Right-Leaning Perspective
The group is openly backing deregulation and prioritizing U.S. leadership in the technology race with China, supporting candidates who want fewer barriers to innovation, faster approval for data centers and a national approach to AI oversight—for Republicans who see regulation as a chokehold on competitiveness, this is the kind of strategic play that makes sense. Whoever writes the rules shapes the winners and losers in the next wave of economic growth. A fragmented regulatory landscape driven by state-level bans and divergent standards would only hand competitive advantage to China and slow American startups.
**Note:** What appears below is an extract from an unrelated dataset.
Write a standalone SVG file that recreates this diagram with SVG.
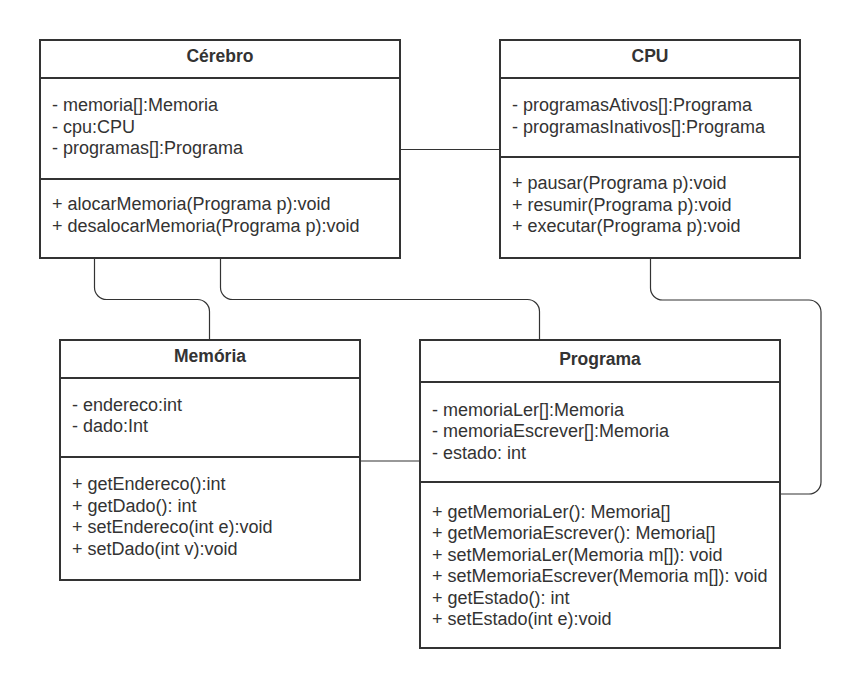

Trump has made AI a cornerstone of his policy agenda, calling for a single federal regulatory framework instead of a patchwork of state laws, while pushing to accelerate development of infrastructure like data centers and strengthen U.S. competitiveness against China. The Trump administration understands that it was a light-touch regulatory environment, not 50 different confusing and conflicting regulatory regimes, that enabled the internet revolution and that innovation and investment in winning the AI future for America will require a similar approach. Right-leaning coverage frames the group's spending as essential to national security. Supporters of a unified federal approach, including Sacks, argue that fragmented state-level laws could hinder innovation and weaken the United States' competitive position, particularly against China. This approach has been embraced by many congressional Republicans as a starting point for legislative action and a signal toward a unified national strategy.
Deep Dive
The Innovation Council Action announcement crystallizes a fundamental tension in American AI policy: whether to pursue a unified federal framework that preempts state regulation, or allow states to establish diverse safeguards. Both sides agree fragmentation exists, but disagree sharply on its consequences. The right argues that 50 different state regimes create compliance chaos that slows American AI development relative to less-regulated competitors like China. The left argues that state experimentation has produced meaningful consumer protections (child safety, transparency, algorithmic bias prevention) that federal deregulation would eliminate without clear competitive benefit. The scale of spending—$300 million industry-wide, with Innovation Council alone outpacing previous single-PAC records—signals both how much is at stake and how seriously the industry treats regulatory risk. What makes this moment distinct is that the spending is explicitly tied to a federal preemption strategy. Unlike past tech lobbying, which fought regulation reactively, this spending aims to elect lawmakers who will affirmatively block state action and adopt a minimal federal framework. The lawmaker scorecard approach mirrors crypto's 2024 playbook, treating AI regulation as a binary: support deregulation or face electoral consequences. Left critics argue this is unprecedented corporate capture; right defenders argue it is necessary counterweight to regulatory overreach. Two critical uncertainties remain unresolved. First, polling shows bipartisan voter support for AI safeguards—including among Trump voters—yet the spending targets pro-deregulation candidates exclusively. Second, state lawmakers in President Trump's own party are facing pushback from the White House over state AI laws, with Trump and his advisors arguing that various state laws are a burden to innovation. This suggests internal Republican tension that the election spending may not fully resolve. The success of Innovation Council Action will depend not just on candidate victories, but on whether Congress enacts preemption legislation and whether courts accept federal authority to displace state consumer protection frameworks already in effect.